The property includes 30 acre of formal gardens, 12 fountains, and eight miles total of trails. The central building on the property is the Robert Lee Stowe Visitor Pavilion, featuring pale yellow stucco walls fronted by 20 white Tuscan columns and a copper roof.

=== Gardens at Stowe ===
The Gardens at Stowe are the central feature of the Conservancy, often referred to as the "crown jewel". The gardens proper includes the Four Seasons Garden and the Lost Hollow Kimbrell Children's Garden. The proceeds from admission and yearly memberships to the Gardens fund the entire conservancy.

=== William H. Williamson III Conservatory ===
The William H. Williamson III Conservatory is a year-round conservatory dedicated to the display of orchids and tropical plants. Opened in 2008, it features a wide range of plants that enable guests to learn about tropical ecosystems around the world. Each winter, the garden presents its Orchid Spectacular.

The conservatory is home to various educational programs. Educational topics vary by the season and by the age group, but most focus on either horticulture and gardening or some aspect of life science or conservation. The series of curriculum-based school programs, specifically designed for kindergarten to fifth-grade levels, meet goals established by the North Carolina Standard Course of Study.
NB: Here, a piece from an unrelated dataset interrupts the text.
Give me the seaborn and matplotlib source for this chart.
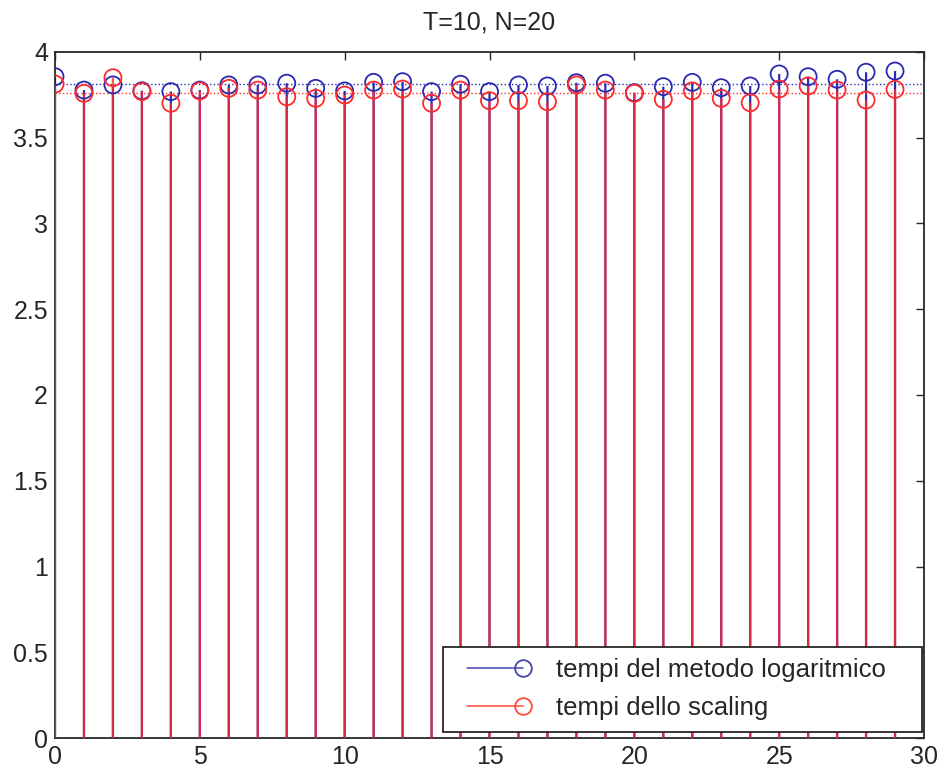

The garden also offers year-round special events and classes ranging from gardening and landscape to pottery and cooking with herbs.

=== Other features ===

The Conservancy property, totaling around 380 acres, includes 8 miles of hiking and walking trails, an off-leash dog park, and a collection of themed shops (The Village at Stowe) including the Trailhead Store as well as the Farmhouse Garden Center.

=== Planned features ===
As part of its rebranding in 2025, the Conservancy has announced plans for a series of expansions, including a restaurant and a preschool.

== Reception ==
HGTV named it one of the US's "20 Great Gardens", and USA Today proclaimed it one of the nation's top 10 places to "welcome fall with a flourish". In 2024, Vogue named it best 12 botanical gardens in the United States.